**PROBLEM TO WORK ON**
Each line in the material below, starting at the one with "Clone this chart in matplotlib." and ending at the one with "['#f2d60c', '#ff9a1a', '#ff7412', '#ff1a1a', '#6e0a0a']", is to be reproduced exactly; no picture is to be copied.

**LISTED RECORDS**

[start]

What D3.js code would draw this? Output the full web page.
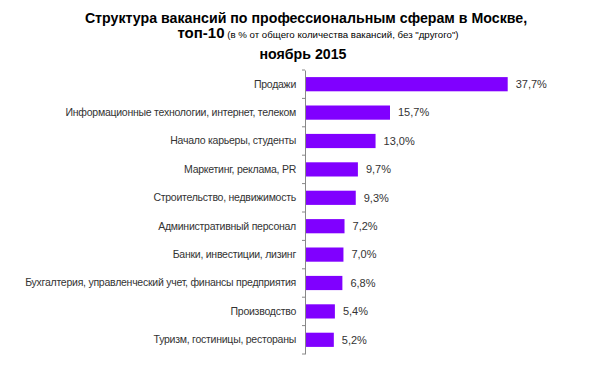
<!DOCTYPE html>
<html><head><meta charset="utf-8">
<script src="https://cdn.jsdelivr.net/npm/d3@7"></script>
<style>body{margin:0;background:#fff}svg{display:block;font-family:"Liberation Sans",Arial,sans-serif}</style>
</head><body><svg id="c" width="600" height="365"></svg>
<script>
const categories = ["Продажи","Информационные технологии, интернет, телеком","Начало карьеры, студенты","Маркетинг, реклама, PR","Строительство, недвижимость","Административный персонал","Банки, инвестиции, лизинг","Бухгалтерия, управленческий учет, финансы предприятия","Производство","Туризм, гостиницы, рестораны"];
const values = [37.7,15.7,13.0,9.7,9.3,7.2,7.0,6.8,5.4,5.2];
const valueLabels = ["37,7%","15,7%","13,0%","9,7%","9,3%","7,2%","7,0%","6,8%","5,4%","5,2%"];
const titleLine1 = "Структура вакансий по профессиональным сферам в Москве,";
const titleLine2a = "топ-10";
const titleLine2b = " (в % от общего количества вакансий, без \"другого\")";
const titleLine3 = "ноябрь 2015";

const svg = d3.select("#c");
const x0 = 305;
const x = d3.scaleLinear().domain([0,40]).range([x0, x0+214]);
const y = d3.scaleBand().domain(categories).range([70,354]).paddingInner(0.5).paddingOuter(0.25);

// title
const t = svg.append("g").attr("fill","#000").attr("text-anchor","middle");
t.append("text").attr("x",306).attr("y",23).attr("font-size",14.2).attr("font-weight","bold").text(titleLine1);
const l2 = t.append("text").attr("x",318).attr("y",38);
l2.append("tspan").attr("font-size",15).attr("font-weight","bold").text(titleLine2a);
l2.append("tspan").attr("font-size",9.7).text(titleLine2b);
t.append("text").attr("x",303).attr("y",59).attr("font-size",14.2).attr("font-weight","bold").text(titleLine3);

// bars
svg.append("g").selectAll("rect").data(values).join("rect")
  .attr("x", x(0)+1).attr("y",(d,i)=>y(categories[i]))
  .attr("width", d=>x(d)-x(0)).attr("height", y.bandwidth())
  .attr("fill","#8000ff");

// value labels
svg.append("g").selectAll("text").data(values).join("text")
  .attr("x", d=>x(d)+9).attr("y",(d,i)=>y(categories[i])+y.bandwidth()/2)
  .attr("dy","0.35em").attr("font-size",11).attr("fill","#333")
  .text((d,i)=>valueLabels[i]);

// axis with category labels
const ax = svg.append("g").attr("transform",`translate(${x0},0)`)
  .call(d3.axisLeft(y).tickSize(0).tickPadding(9));
ax.select(".domain").attr("stroke","#888");
ax.selectAll("text").attr("font-size",10.5).attr("letter-spacing","-0.25px").attr("fill","#333").attr("font-family","Liberation Sans, Arial, sans-serif");
// boundary ticks
const step = y.step();
const bounds = d3.range(categories.length+1).map(i=> i===0 ? y(categories[0]) - step*0.25 : y(categories[i-1]) + y.bandwidth() + step*0.25);
svg.append("g").selectAll("line").data(bounds).join("line")
  .attr("x1",x0-3).attr("x2",x0).attr("y1",d=>d).attr("y2",d=>d)
  .attr("stroke","#888");
</script></body></html>
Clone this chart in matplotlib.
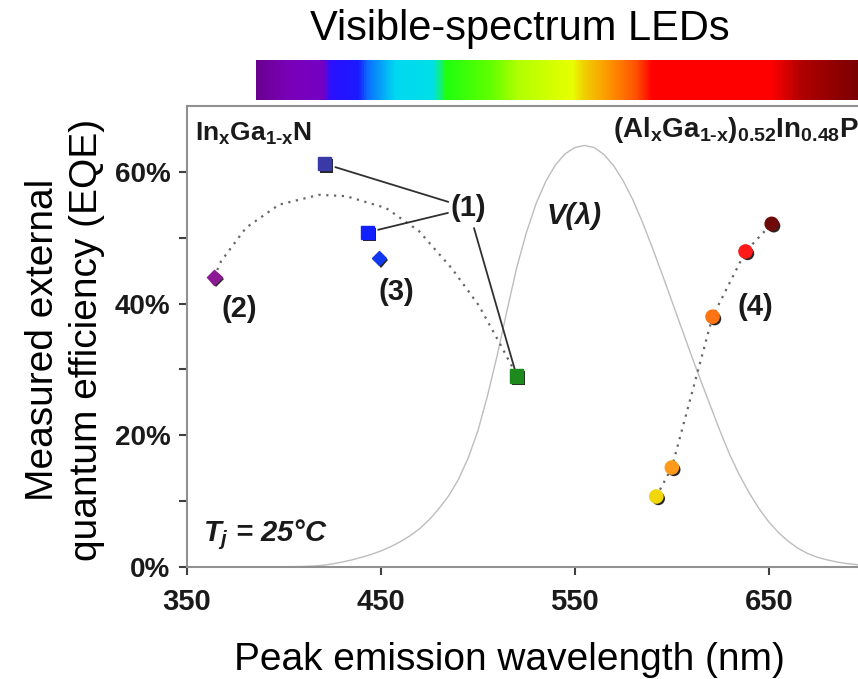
import numpy as np
import matplotlib
matplotlib.use("Agg")
import matplotlib.pyplot as plt
import matplotlib.patheffects as pe
from matplotlib.colors import LinearSegmentedColormap

plt.rcParams['font.family'] = ['Liberation Sans', 'DejaVu Sans']
plt.rcParams['mathtext.fontset'] = 'custom'
plt.rcParams['mathtext.rm'] = 'Liberation Sans:bold'
plt.rcParams['mathtext.bf'] = 'Liberation Sans:bold'
plt.rcParams['mathtext.it'] = 'Liberation Sans:italic:bold'

# InGaN LEDs (squares = (1), diamonds = (2), (3))
ingan_wl = [421, 443, 449, 364, 520]
ingan_eqe = [61.2, 50.8, 46.9, 44.0, 29.0]
ingan_marker = ['s', 's', 'D', 'D', 's']
ingan_color = ['#3a3aa6', '#1020ff', '#1038f0', '#8c1a94', '#1e8a1e']

# dotted trend through the InGaN points
ingan_trend_wl = [364, 367.5, 380.4, 397.4, 418, 432, 452.6, 469.6, 486.6, 500.5, 510.8, 517.5, 520]
ingan_trend_eqe = [44.0, 46.4, 51.5, 55.0, 56.5, 56.3, 54.5, 51.0, 45.3, 39.7, 34.2, 30.5, 29.0]

# AlGaInP LEDs (4)
algainp_wl = [592, 600, 621, 638, 651.5]
algainp_eqe = [10.7, 15.1, 38.0, 47.9, 52.1]
algainp_color = ['#f2d60c', '#ff9a1a', '#ff7412', '#ff1a1a', '#6e0a0a']

# CIE photopic eye sensitivity V(lambda), drawn with its peak at 64 %
cie_wl = list(range(380, 705, 5))
cie_v = [0.000039, 0.000064, 0.00012, 0.000217, 0.000396, 0.00064, 0.00121, 0.00218,
         0.004, 0.0073, 0.0116, 0.01684, 0.023, 0.0298, 0.038, 0.048, 0.06, 0.0739,
         0.09098, 0.1126, 0.13902, 0.1693, 0.20802, 0.2586, 0.323, 0.4073, 0.503,
         0.6082, 0.71, 0.7932, 0.862, 0.91485, 0.954, 0.9803, 0.99495, 1.0, 0.995,
         0.9786, 0.952, 0.9154, 0.87, 0.8163, 0.757, 0.6949, 0.631, 0.5668, 0.503,
         0.4412, 0.381, 0.321, 0.265, 0.217, 0.175, 0.1382, 0.107, 0.0816, 0.061,
         0.04458, 0.032, 0.0232, 0.017, 0.01192, 0.00821, 0.005723, 0.004102]
v_peak = 64

# colour strip above the plot
spectrum_nm = [385, 401, 419, 423, 437, 442, 456, 476, 482, 505, 519, 547, 553, 567, 580, 588, 649, 665, 700]
spectrum_colors = ['#6a0090', '#7a00b8', '#7400c4', '#2a10ff', '#1a1aff', '#0a70ff', '#00d8f0',
                   '#00e0e8', '#20ff10', '#60ff00', '#b0ff00', '#e8ff00', '#f0d000', '#ff9000',
                   '#ff5000', '#ff0000', '#ff0000', '#b00000', '#700000']

fig = plt.figure(figsize=(8.58, 6.79), dpi=100)
ax = fig.add_axes([0.218, 0.165, 0.791, 0.679])

shadow = [pe.SimplePatchShadow(offset=(1.5, -1.5), shadow_rgbFace='k', alpha=0.85), pe.Normal()]

ax.plot(cie_wl, [v * v_peak for v in cie_v], color='#bdbdbd', lw=1.0, zorder=1)
ax.plot(ingan_trend_wl, ingan_trend_eqe, ls=(0, (1, 2.5)), color='#666666', lw=1.6, zorder=2)
ax.plot(algainp_wl, algainp_eqe, ls=(0, (1, 2.5)), color='#666666', lw=1.6, zorder=2)

for w, e, m, c in zip(ingan_wl, ingan_eqe, ingan_marker, ingan_color):
    ax.plot([w], [e], marker=m, ms=9.5 if m == 's' else 7.5, color=c, mec=c, ls='none',
            zorder=4, path_effects=shadow)
for w, e, c in zip(algainp_wl, algainp_eqe, algainp_color):
    ax.plot([w], [e], marker='o', ms=9.5, color=c, mec=c, ls='none', zorder=4, path_effects=shadow)

# leader lines for label (1)
for i in [0, 1, 4]:
    ax.annotate('', xy=(ingan_wl[i], ingan_eqe[i]), xytext=(495, 54.5),
                arrowprops=dict(arrowstyle='-', color='#303030', lw=1.3,
                                shrinkA=15, shrinkB=8 if i < 2 else 4))

lab = dict(fontsize=21, fontweight='bold', color='#1a1a1a', ha='center', va='center')
ax.text(495, 54.5, '(1)', **lab)
ax.text(377, 39.2, '(2)', **lab)
ax.text(458, 41.8, '(3)', **lab)
ax.text(643, 39.5, '(4)', **lab)
ax.text(549.5, 53.3, 'V(λ)', fontsize=21, fontweight='bold', style='italic',
        color='#1a1a1a', ha='center', va='center')
ax.text(0.012, 0.94, r'In$_\mathbf{x}$Ga$_\mathbf{1\text{-}x}$N', transform=ax.transAxes,
        fontsize=19, fontweight='bold', color='#1a1a1a', ha='left', va='center')
ax.text(0.99, 0.948, r'(Al$_\mathbf{x}$Ga$_\mathbf{1\text{-}x}$)$_\mathbf{0.52}$In$_\mathbf{0.48}$P',
        transform=ax.transAxes, fontsize=20, fontweight='bold', color='#1a1a1a',
        ha='right', va='center')
ax.text(0.024, 0.069, r'$T_j$ = 25°C', transform=ax.transAxes, fontsize=21,
        fontweight='bold', style='italic', color='#1a1a1a', ha='left', va='center')

ax.set_xlim(350, 700)
ax.set_ylim(0, 70)
ax.set_xticks([350, 450, 550, 650])
ax.set_yticks([0, 20, 40, 60])
ax.set_yticks([10, 30, 50], minor=True)
ax.set_yticklabels(['0%', '20%', '40%', '60%'])
ax.tick_params(axis='both', which='both', direction='out', length=6, width=1.5,
               color='#404040', labelcolor='#1a1a1a')
ax.tick_params(axis='x', labelsize=21, pad=9)
ax.tick_params(axis='y', labelsize=20, pad=6)
for t in ax.get_xticklabels() + ax.get_yticklabels():
    t.set_fontweight('bold')
for s in ['left', 'bottom', 'top']:
    ax.spines[s].set_color('#909090')
    ax.spines[s].set_linewidth(1.5)
ax.spines['right'].set_visible(False)

fig.text(0.076, 0.5, 'Measured external\nquantum efficiency (EQE)', rotation=90,
         fontsize=28, ha='center', va='center', multialignment='center', linespacing=1.28)
fig.text(0.594, 0.028, 'Peak emission wavelength (nm)', fontsize=28, ha='center', va='center')
fig.text(0.606, 0.958, 'Visible-spectrum LEDs', fontsize=30, ha='center', va='center')

# spectrum strip, same nm scale as the main axes
cax = fig.add_axes([0.298, 0.853, 0.716, 0.059])
pos = [(n - spectrum_nm[0]) / (spectrum_nm[-1] - spectrum_nm[0]) for n in spectrum_nm]
cmap = LinearSegmentedColormap.from_list('spec', list(zip(pos, spectrum_colors)))
cax.imshow(np.linspace(0, 1, 512)[None, :], aspect='auto', cmap=cmap,
           extent=[spectrum_nm[0], spectrum_nm[-1], 0, 1])
cax.axis('off')

fig.savefig('out.png', dpi=100)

[end]

**SOLUTION TO THE EXERCISE**
Clone this chart in matplotlib.
import numpy as np
import matplotlib
matplotlib.use("Agg")
import matplotlib.pyplot as plt
import matplotlib.patheffects as pe
from matplotlib.colors import LinearSegmentedColormap

plt.rcParams['font.family'] = ['Liberation Sans', 'DejaVu Sans']
plt.rcParams['mathtext.fontset'] = 'custom'
plt.rcParams['mathtext.rm'] = 'Liberation Sans:bold'
plt.rcParams['mathtext.bf'] = 'Liberation Sans:bold'
plt.rcParams['mathtext.it'] = 'Liberation Sans:italic:bold'

# InGaN LEDs (squares = (1), diamonds = (2), (3))
ingan_wl = [421, 443, 449, 364, 520]
ingan_eqe = [61.2, 50.8, 46.9, 44.0, 29.0]
ingan_marker = ['s', 's', 'D', 'D', 's']
ingan_color = ['#3a3aa6', '#1020ff', '#1038f0', '#8c1a94', '#1e8a1e']

# dotted trend through the InGaN points
ingan_trend_wl = [364, 367.5, 380.4, 397.4, 418, 432, 452.6, 469.6, 486.6, 500.5, 510.8, 517.5, 520]
ingan_trend_eqe = [44.0, 46.4, 51.5, 55.0, 56.5, 56.3, 54.5, 51.0, 45.3, 39.7, 34.2, 30.5, 29.0]

# AlGaInP LEDs (4)
algainp_wl = [592, 600, 621, 638, 651.5]
algainp_eqe = [10.7, 15.1, 38.0, 47.9, 52.1]
algainp_color = ['#f2d60c', '#ff9a1a', '#ff7412', '#ff1a1a', '#6e0a0a']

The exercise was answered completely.